[Stored records]
━━━━

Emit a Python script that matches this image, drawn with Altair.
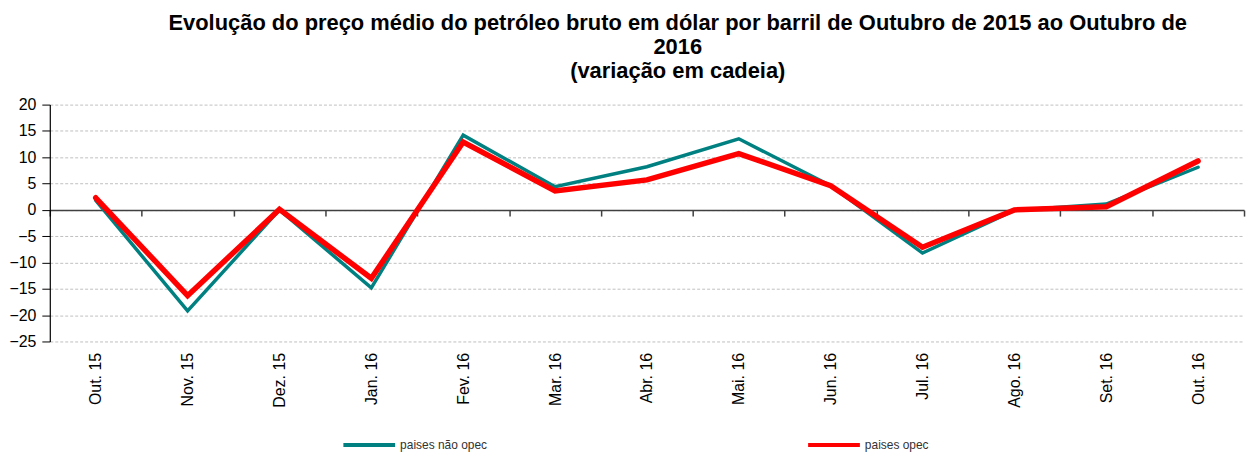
import altair as alt
import pandas as pd

months = ["Out. 15", "Nov. 15", "Dez. 15", "Jan. 16", "Fev. 16", "Mar. 16", "Abr. 16",
          "Mai. 16", "Jun. 16", "Jul. 16", "Ago. 16", "Set. 16", "Out. 16"]
nao_opec = [1.8, -19.2, 0.0, -14.8, 14.2, 4.4, 8.2, 13.5, 4.6, -8.2, -0.1, 1.1, 8.1]
opec = [2.3, -16.3, 0.1, -13.0, 12.9, 3.6, 5.7, 10.7, 4.6, -7.1, 0.0, 0.6, 9.3]
series_names = ["paises não opec", "paises opec"]
series_colors = ["#008080", "#FF0000"]

rows = []
for m, v in zip(months, nao_opec):
    rows.append({"mes": m, "valor": v, "serie": series_names[0]})
for m, v in zip(months, opec):
    rows.append({"mes": m, "valor": v, "serie": series_names[1]})
df = pd.DataFrame(rows)

font = "Liberation Sans"

x_enc = alt.X("mes:N", sort=months, title=None,
              scale=alt.Scale(type="band", paddingInner=0, paddingOuter=0),
              axis=alt.Axis(orient="bottom", offset=-132, tickBand="extent",
                            domainColor="#404040", domainWidth=1.5, tickColor="#404040",
                            tickSize=6, tickWidth=1.5, labelAngle=270, labelAlign="right",
                            labelBaseline="middle", labelPadding=137, labelFontSize=16,
                            labelFont=font, labelColor="#000000", grid=False))
y_enc = alt.Y("valor:Q", title=None,
              scale=alt.Scale(domain=[-25, 20], nice=False, zero=False),
              axis=alt.Axis(values=list(range(-25, 21, 5)), grid=True, gridColor="#c0c0c0",
                            gridDash=[3, 2], gridWidth=1, domainColor="#000000", domainWidth=1.2,
                            tickColor="#000000", tickSize=8, labelPadding=6, labelFontSize=16,
                            labelFont=font, labelColor="#000000"))
color_enc = alt.Color("serie:N", title=None,
                      scale=alt.Scale(domain=series_names, range=series_colors),
                      legend=alt.Legend(orient="none", legendX=293, legendY=314,
                                        direction="horizontal", columns=2, columnPadding=314,
                                        symbolType="stroke", symbolSize=2704,
                                        symbolStrokeWidth=4, labelFontSize=12, labelFont=font,
                                        labelColor="#333333", labelOffset=3))

base = alt.Chart(df).encode(x=x_enc, y=y_enc, color=color_enc)

teal = base.transform_filter(alt.datum.serie == series_names[0]).mark_line(
    strokeWidth=3.5, strokeCap="round")
red = base.transform_filter(alt.datum.serie == series_names[1]).mark_line(
    strokeWidth=5.5, strokeCap="round")

chart = alt.layer(teal, red).properties(
    width=1200, height=238,
    autosize=alt.AutoSizeParams(type="none"),
    padding={"left": 42, "top": 96, "right": 5, "bottom": 111},
    title=alt.TitleParams(
        text=["Evolução do preço médio do petróleo bruto em dólar por barril de Outubro de 2015 ao Outubro de",
              "2016", "(variação em cadeia)"],
        font=font, fontSize=22, fontWeight="bold", color="#000000", anchor="middle",
        dx=31, offset=14, lineHeight=24)
).configure_view(stroke=None)

chart.save("out.html", embed_options={"renderer": "svg", "actions": False})
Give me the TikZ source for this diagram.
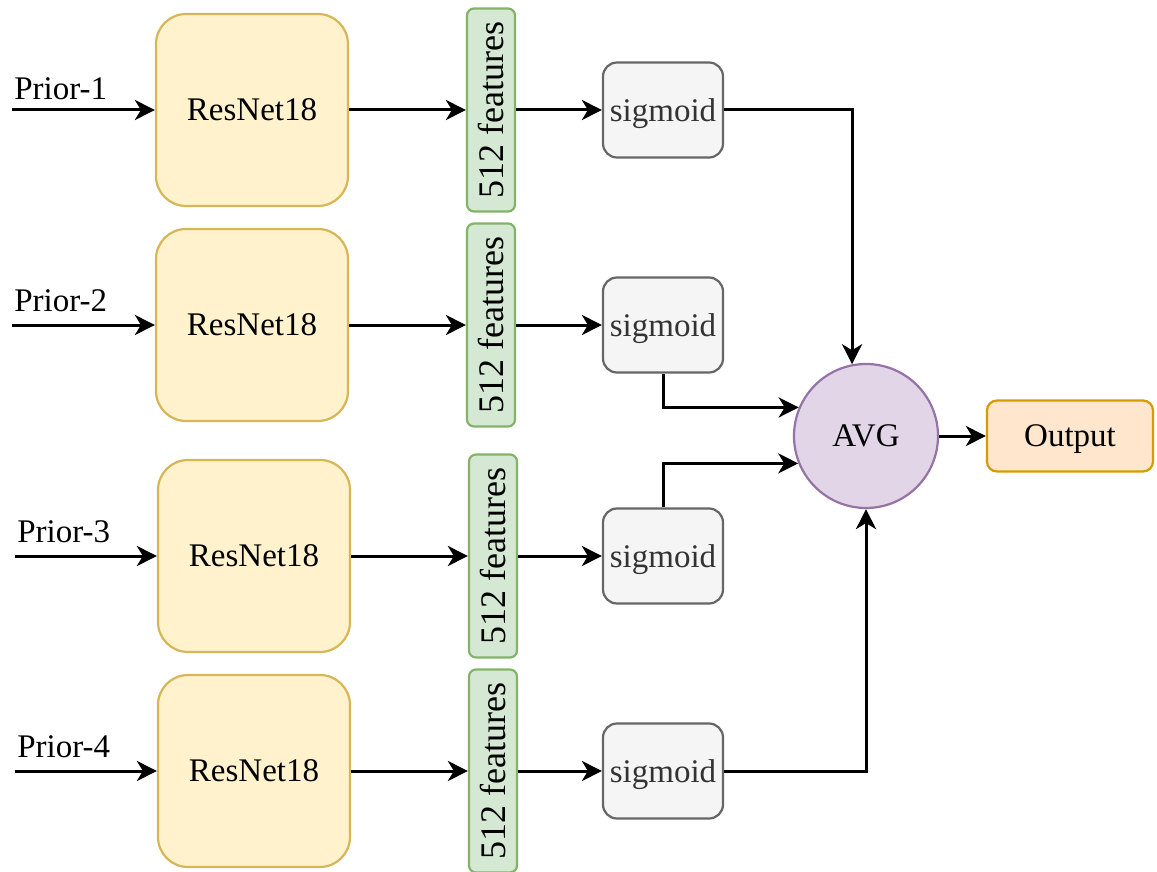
\documentclass[tikz,border=0pt]{standalone}
\usepackage{fontspec}
\setmainfont{Liberation Serif}
\usetikzlibrary{arrows.meta,calc}
\definecolor{resfill}{HTML}{FFF2CC}
\definecolor{resdraw}{HTML}{D6B656}
\definecolor{featfill}{HTML}{D5E8D4}
\definecolor{featdraw}{HTML}{82B366}
\definecolor{sigfill}{HTML}{F5F5F5}
\definecolor{sigdraw}{HTML}{666666}
\definecolor{sigtext}{HTML}{333333}
\definecolor{avgfill}{HTML}{E1D5E7}
\definecolor{avgdraw}{HTML}{9673A6}
\definecolor{outfill}{HTML}{FFE6CC}
\definecolor{outdraw}{HTML}{D79B00}
\tikzset{
  txt/.style={font=\fontsize{16.5}{19}\selectfont},
  resbox/.style={txt, draw=resdraw, fill=resfill, line width=1.1pt, rounded corners=15pt,
    minimum width=96pt, minimum height=96pt, inner sep=0pt},
  featbox/.style={draw=featdraw, fill=featfill, line width=1.1pt, rounded corners=3.5pt,
    minimum width=101.5pt, minimum height=24pt, inner sep=0pt, rotate=90,
    font=\fontsize{18}{20}\selectfont},
  sigbox/.style={txt, draw=sigdraw, fill=sigfill, text=sigtext, line width=1.1pt, rounded corners=7pt,
    minimum width=60pt, minimum height=47.5pt, inner sep=0pt, text depth=0pt},
  avgnode/.style={txt, circle, draw=avgdraw, fill=avgfill, line width=1.1pt,
    minimum size=72pt, inner sep=0pt},
  outbox/.style={txt, draw=outdraw, fill=outfill, line width=1.1pt, rounded corners=5pt,
    minimum width=83pt, minimum height=35.5pt, inner sep=0pt, text depth=0pt},
  lbl/.style={txt, anchor=west, inner sep=0pt},
  conn/.style={line width=1.5pt, -{Stealth[length=10pt,width=10pt,inset=3pt]}},
}
\begin{document}
\begin{tikzpicture}[x=0.5pt,y=-0.5pt]
\useasboundingbox (0,0) rectangle (1157,872);

% input labels and coordinates
\node[lbl] (p1) at (14,89) {Prior-1};
\node[lbl] (p2) at (14,301) {Prior-2};
\node[lbl] (p3) at (17,532) {Prior-3};
\node[lbl] (p4) at (17,747) {Prior-4};
\coordinate (i1) at (12,110);
\coordinate (i2) at (12,325);
\coordinate (i3) at (15,556);
\coordinate (i4) at (15,771);

% ResNet blocks
\node[resbox] (r1) at (252,110) {ResNet18};
\node[resbox] (r2) at (252,325) {ResNet18};
\node[resbox] (r3) at (254,556) {ResNet18};
\node[resbox] (r4) at (254,771) {ResNet18};

% feature bars
\node[featbox] (f1) at (491,110) {512 features};
\node[featbox] (f2) at (491,325) {512 features};
\node[featbox] (f3) at (493,556) {512 features};
\node[featbox] (f4) at (493,771) {512 features};

% sigmoid boxes
\node[sigbox] (s1) at (663,110) {sigmoid};
\node[sigbox] (s2) at (663,325) {sigmoid};
\node[sigbox] (s3) at (663,556) {sigmoid};
\node[sigbox] (s4) at (663,771) {sigmoid};

% AVG and output
\node[avgnode] (avg) at (866,436) {AVG};
\node[outbox] (out) at (1070,436) {Output};

% connectors
\foreach \k in {1,2,3,4}{
  \draw[conn] (i\k) -- (r\k.west);
  \draw[conn] (r\k.east) -- (f\k.north);
  \draw[conn] (f\k.south) -- (s\k.west);
}
\draw[conn] (s1.east) -| (avg.101);
\draw[conn] (s2.south) |- (avg.157);
\draw[conn] (s3.north) |- (avg.202);
\draw[conn] (s4.east) -| (avg.south);
\draw[conn] (avg.east) -- (out.west);
\end{tikzpicture}
\end{document}
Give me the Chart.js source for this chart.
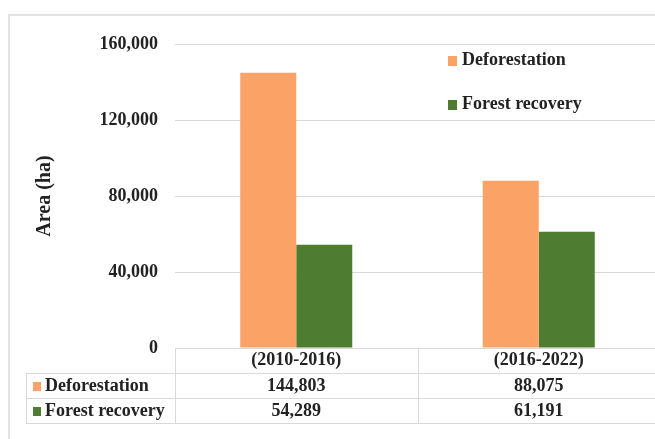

━━━━

(Given instruction) Restate the whole of the material word for word without the pictures.

(Output for this task)
Emit a Python script that matches this image, drawn with Altair.
import altair as alt
import pandas as pd

months = ["Out. 15", "Nov. 15", "Dez. 15", "Jan. 16", "Fev. 16", "Mar. 16", "Abr. 16",
          "Mai. 16", "Jun. 16", "Jul. 16", "Ago. 16", "Set. 16", "Out. 16"]
nao_opec = [1.8, -19.2, 0.0, -14.8, 14.2, 4.4, 8.2, 13.5, 4.6, -8.2, -0.1, 1.1, 8.1]
opec = [2.3, -16.3, 0.1, -13.0, 12.9, 3.6, 5.7, 10.7, 4.6, -7.1, 0.0, 0.6, 9.3]
series_names = ["paises não opec", "paises opec"]
series_colors = ["#008080", "#FF0000"]

rows = []
for m, v in zip(months, nao_opec):
    rows.append({"mes": m, "valor": v, "serie": series_names[0]})
for m, v in zip(months, opec):
    rows.append({"mes": m, "valor": v, "serie": series_names[1]})
df = pd.DataFrame(rows)

font = "Liberation Sans"

x_enc = alt.X("mes:N", sort=months, title=None,
              scale=alt.Scale(type="band", paddingInner=0, paddingOuter=0),
              axis=alt.Axis(orient="bottom", offset=-132, tickBand="extent",
                            domainColor="#404040", domainWidth=1.5, tickColor="#404040",
                            tickSize=6, tickWidth=1.5, labelAngle=270, labelAlign="right",
                            labelBaseline="middle", labelPadding=137, labelFontSize=16,
                            labelFont=font, labelColor="#000000", grid=False))
y_enc = alt.Y("valor:Q", title=None,
              scale=alt.Scale(domain=[-25, 20], nice=False, zero=False),
              axis=alt.Axis(values=list(range(-25, 21, 5)), grid=True, gridColor="#c0c0c0",
                            gridDash=[3, 2], gridWidth=1, domainColor="#000000", domainWidth=1.2,
                            tickColor="#000000", tickSize=8, labelPadding=6, labelFontSize=16,
                            labelFont=font, labelColor="#000000"))
color_enc = alt.Color("serie:N", title=None,
                      scale=alt.Scale(domain=series_names, range=series_colors),
                      legend=alt.Legend(orient="none", legendX=293, legendY=314,
                                        direction="horizontal", columns=2, columnPadding=314,
                                        symbolType="stroke", symbolSize=2704,
                                        symbolStrokeWidth=4, labelFontSize=12, labelFont=font,
                                        labelColor="#333333", labelOffset=3))

base = alt.Chart(df).encode(x=x_enc, y=y_enc, color=color_enc)

teal = base.transform_filter(alt.datum.serie == series_names[0]).mark_line(
    strokeWidth=3.5, strokeCap="round")
red = base.transform_filter(alt.datum.serie == series_names[1]).mark_line(
    strokeWidth=5.5, strokeCap="round")

chart = alt.layer(teal, red).properties(
    width=1200, height=238,
    autosize=alt.AutoSizeParams(type="none"),
    padding={"left": 42, "top": 96, "right": 5, "bottom": 111},
    title=alt.TitleParams(
        text=["Evolução do preço médio do petróleo bruto em dólar por barril de Outubro de 2015 ao Outubro de",
              "2016", "(variação em cadeia)"],
        font=font, fontSize=22, fontWeight="bold", color="#000000", anchor="middle",
        dx=31, offset=14, lineHeight=24)
).configure_view(stroke=None)

chart.save("out.html", embed_options={"renderer": "svg", "actions": False})
Give me the TikZ source for this diagram.
\documentclass[tikz,border=0pt]{standalone}
\usepackage{fontspec}
\setmainfont{Liberation Serif}
\usetikzlibrary{arrows.meta,calc}
\definecolor{resfill}{HTML}{FFF2CC}
\definecolor{resdraw}{HTML}{D6B656}
\definecolor{featfill}{HTML}{D5E8D4}
\definecolor{featdraw}{HTML}{82B366}
\definecolor{sigfill}{HTML}{F5F5F5}
\definecolor{sigdraw}{HTML}{666666}
\definecolor{sigtext}{HTML}{333333}
\definecolor{avgfill}{HTML}{E1D5E7}
\definecolor{avgdraw}{HTML}{9673A6}
\definecolor{outfill}{HTML}{FFE6CC}
\definecolor{outdraw}{HTML}{D79B00}
\tikzset{
  txt/.style={font=\fontsize{16.5}{19}\selectfont},
  resbox/.style={txt, draw=resdraw, fill=resfill, line width=1.1pt, rounded corners=15pt,
    minimum width=96pt, minimum height=96pt, inner sep=0pt},
  featbox/.style={draw=featdraw, fill=featfill, line width=1.1pt, rounded corners=3.5pt,
    minimum width=101.5pt, minimum height=24pt, inner sep=0pt, rotate=90,
    font=\fontsize{18}{20}\selectfont},
  sigbox/.style={txt, draw=sigdraw, fill=sigfill, text=sigtext, line width=1.1pt, rounded corners=7pt,
    minimum width=60pt, minimum height=47.5pt, inner sep=0pt, text depth=0pt},
  avgnode/.style={txt, circle, draw=avgdraw, fill=avgfill, line width=1.1pt,
    minimum size=72pt, inner sep=0pt},
  outbox/.style={txt, draw=outdraw, fill=outfill, line width=1.1pt, rounded corners=5pt,
    minimum width=83pt, minimum height=35.5pt, inner sep=0pt, text depth=0pt},
  lbl/.style={txt, anchor=west, inner sep=0pt},
  conn/.style={line width=1.5pt, -{Stealth[length=10pt,width=10pt,inset=3pt]}},
}
\begin{document}
\begin{tikzpicture}[x=0.5pt,y=-0.5pt]
\useasboundingbox (0,0) rectangle (1157,872);

% input labels and coordinates
\node[lbl] (p1) at (14,89) {Prior-1};
\node[lbl] (p2) at (14,301) {Prior-2};
\node[lbl] (p3) at (17,532) {Prior-3};
\node[lbl] (p4) at (17,747) {Prior-4};
\coordinate (i1) at (12,110);
\coordinate (i2) at (12,325);
\coordinate (i3) at (15,556);
\coordinate (i4) at (15,771);

% ResNet blocks
\node[resbox] (r1) at (252,110) {ResNet18};
\node[resbox] (r2) at (252,325) {ResNet18};
\node[resbox] (r3) at (254,556) {ResNet18};
\node[resbox] (r4) at (254,771) {ResNet18};

% feature bars
\node[featbox] (f1) at (491,110) {512 features};
\node[featbox] (f2) at (491,325) {512 features};
\node[featbox] (f3) at (493,556) {512 features};
\node[featbox] (f4) at (493,771) {512 features};

% sigmoid boxes
\node[sigbox] (s1) at (663,110) {sigmoid};
\node[sigbox] (s2) at (663,325) {sigmoid};
\node[sigbox] (s3) at (663,556) {sigmoid};
\node[sigbox] (s4) at (663,771) {sigmoid};

% AVG and output
\node[avgnode] (avg) at (866,436) {AVG};
\node[outbox] (out) at (1070,436) {Output};

% connectors
\foreach \k in {1,2,3,4}{
  \draw[conn] (i\k) -- (r\k.west);
  \draw[conn] (r\k.east) -- (f\k.north);
  \draw[conn] (f\k.south) -- (s\k.west);
}
\draw[conn] (s1.east) -| (avg.101);
\draw[conn] (s2.south) |- (avg.157);
\draw[conn] (s3.north) |- (avg.202);
\draw[conn] (s4.east) -| (avg.south);
\draw[conn] (avg.east) -- (out.west);
\end{tikzpicture}
\end{document}
Give me the Chart.js source for this chart.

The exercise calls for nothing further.